Breve1-AS-3eNL-fig3v2

Enfin, l’analyse de la tolérance a été conduite chez l’ensemble de la population évaluable, soit au total 355 patients traités par entrectinib, quel que soit le type tumoral, la dose ou la durée minimale de traitement. 

Les effets secondaires grade 1-2 rapportés étaient principalement à type de dysgueusie, malaise, fatigue et troubles du transit. Les toxicités grade 3-4 (35 %) les plus fréquentes étaient une prise de poids (5 %) et une anémie (5 %). 9 % d’effets secondaires sévères liés au traitement ont été rapportés, avec essentiellement des atteints neurologiques (3 %) ainsi que des toxicités cardiaques. Au total, 27 % ont dû bénéficier d’une réduction de dose, 25 % d’une interruption de dose et 4 % d’un arrêt de traitement.
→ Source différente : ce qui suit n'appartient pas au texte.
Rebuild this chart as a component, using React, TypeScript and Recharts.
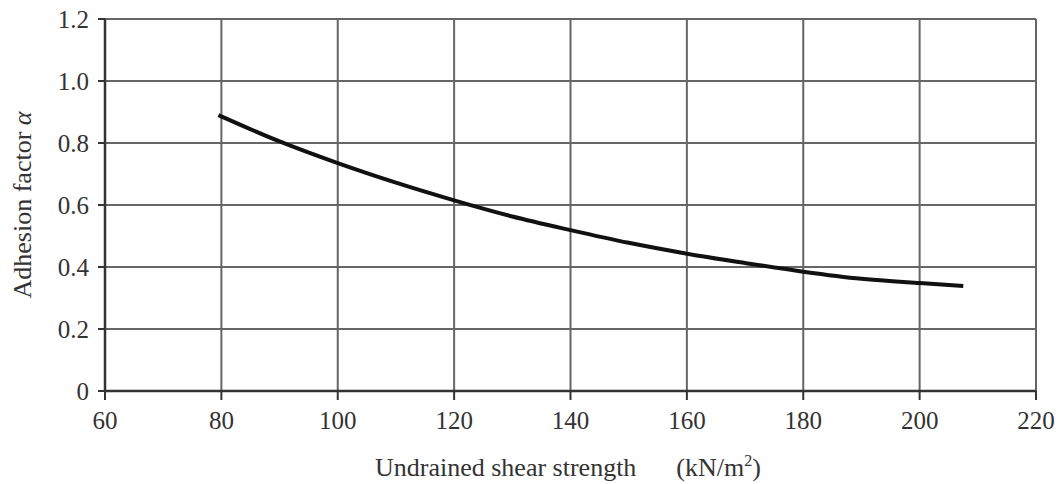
import React from "react";
import { CartesianGrid, Line, LineChart, XAxis, YAxis } from "recharts";

const shearStrength = [79.5, 90, 100, 110, 120, 130, 140, 150, 160, 170, 180, 190, 200, 207.5];
const adhesionFactor = [0.89, 0.805, 0.735, 0.672, 0.615, 0.563, 0.519, 0.478, 0.443, 0.413, 0.385, 0.362, 0.348, 0.339];
const xTicks = [60, 80, 100, 120, 140, 160, 180, 200, 220];
const yTicks = [0, 0.2, 0.4, 0.6, 0.8, 1.0, 1.2];

const data = shearStrength.map((x, i) => ({ x, alpha: adhesionFactor[i] }));

const FONT = "'Liberation Serif', 'DejaVu Serif', serif";
const INK = "#333";
const GRID = "#666";

function XLabel() {
  return (
    <text x={375} y={476} textAnchor="start" fontFamily={FONT} fontSize={26} fill={INK}>
      <tspan>Undrained shear strength</tspan>
      <tspan dx={40}>(kN/m</tspan>
      <tspan dy={-10} fontSize={16}>2</tspan>
      <tspan dy={10}>)</tspan>
    </text>
  );
}

function YLabel() {
  return (
    <text
      x={0}
      y={0}
      transform="translate(31 205) rotate(-90)"
      textAnchor="middle"
      fontFamily={FONT}
      fontSize={26}
      fill={INK}
    >
      Adhesion factor <tspan fontStyle="italic">α</tspan>
    </text>
  );
}

export default function App() {
  return (
    <div style={{ position: "absolute", left: 0, top: 0, background: "#fff" }}>
      <LineChart
        width={1059}
        height={484}
        data={data}
        margin={{ top: 19, right: 23, left: 45, bottom: 0 }}
      >
        <CartesianGrid stroke={GRID} strokeWidth={2} horizontalValues={yTicks} verticalValues={xTicks} />
        <XAxis
          dataKey="x"
          type="number"
          domain={[60, 220]}
          ticks={xTicks}
          height={93}
          tickSize={9}
          tickMargin={11}
          interval={0}
          axisLine={{ stroke: INK, strokeWidth: 2.5 }}
          tickLine={{ stroke: INK, strokeWidth: 2 }}
          tick={{ fill: INK, fontSize: 25, fontFamily: FONT }}
          label={<XLabel />}
        />
        <YAxis
          type="number"
          domain={[0, 1.2]}
          ticks={yTicks}
          width={60}
          tickSize={7}
          tickMargin={9}
          interval={0}
          tickFormatter={(v: number) => (v === 0 ? "0" : v.toFixed(1))}
          axisLine={{ stroke: INK, strokeWidth: 2.5 }}
          tickLine={{ stroke: INK, strokeWidth: 2 }}
          tick={{ fill: INK, fontSize: 25, fontFamily: FONT }}
          label={<YLabel />}
        />
        <Line
          type="monotone"
          dataKey="alpha"
          stroke="#111"
          strokeWidth={4}
          dot={false}
          isAnimationActive={false}
        />
      </LineChart>
    </div>
  );
}
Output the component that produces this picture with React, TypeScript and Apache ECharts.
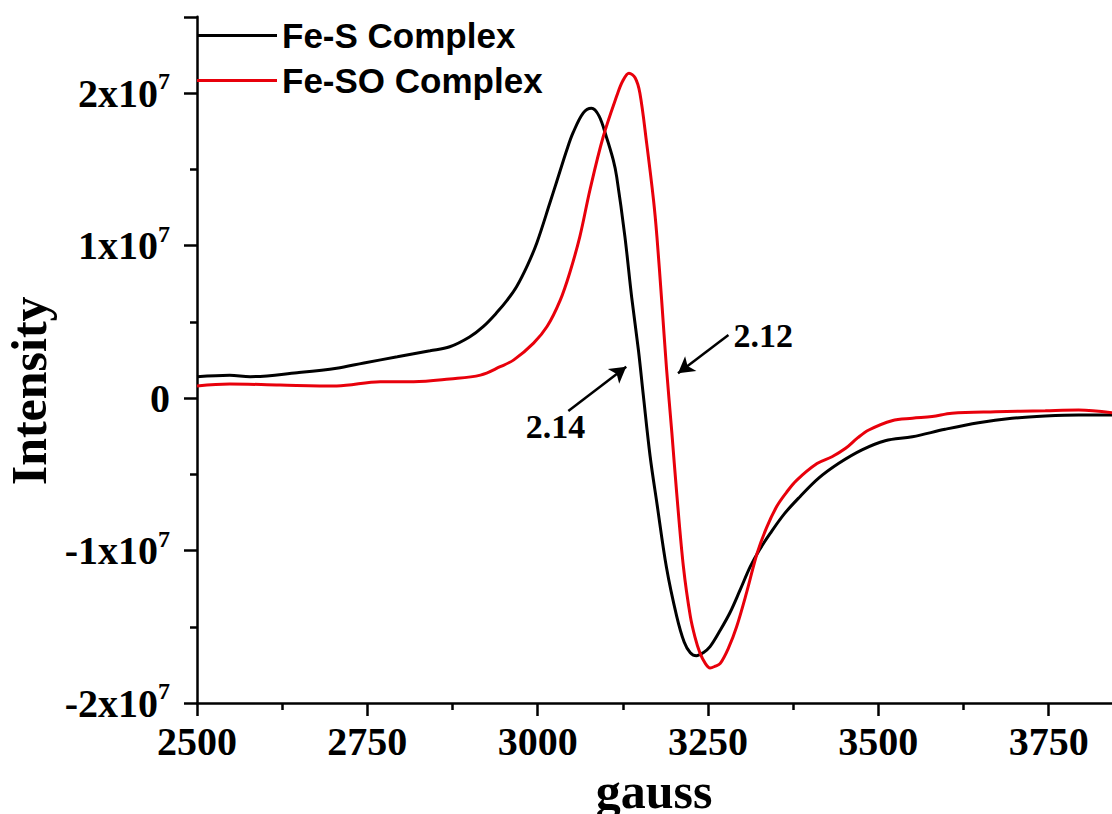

L’entrectinib se présente donc comme une option thérapeutique extrêmement prometteuse chez ces patients porteurs d’un CBNPC ROS1+ ou NTRK+, avec une bonne efficacité cérébrale et une tolérance acceptable. Ainsi, la recherche de ces altérations moléculaires doit être faite de façon systématique lors du screening moléculaire initial pour ROS1 et a minima en l’absence d’autre driver oncogénique identifié pour NTRK afin d’offrir aux patients les meilleures options de traitement. À ce jour, l’entrectinib a été validé par la FDA mais n’est pour le moment disponible en France que dans le cas d’essais thérapeutiques.

Ce que ces deux articles apportent à ma pratique :

  • Inhibiteur ciblé, de ROS1 et de NTRK, efficace sur le plan systémique et cérébral,
  • Recherche systématique par des techniques et des panels adaptés de ces altérations moléculaires ciblables,
  • Inclusion dans des essais thérapeutiques.

Références

1. Michels S et al. Safety and efficacy of crizotinib in patients with advanced or metastatic ROS1-rearranged lung cancer (EUCROSS): A european phase II clinical trial. J Thorac Oncol 2019;14:1266-76.

2. Schram AM et al. Fusions in solid tumours: diagnostic strategies, targeted therapy, and acquired resistance. Nat Rev Clin Oncol 2017;14:735-48.

3. Patil T et al. The incidence of brain metastases in stage IV ROS1-rearranged non-small cell lung cancer and rate of central nervous system progression on crizotinib. J Thorac Oncol 2018;13:1717-26.

4. Drilon A et al. Entrectinib in ROS1 fusion-positive non-small-cell lung cancer: integrated analysis of three phase 1-2 trials. Lancet Oncol 2020;21:261-70.

5. Doebele R, Drilon A, Paz-Ares L et al. Entrectinib in patients with advanced or metastatic NTRK fusion-positive solid tumors: integrated analysis of three phase 1-2 trials. Lancet Oncol 2020,21:271-82.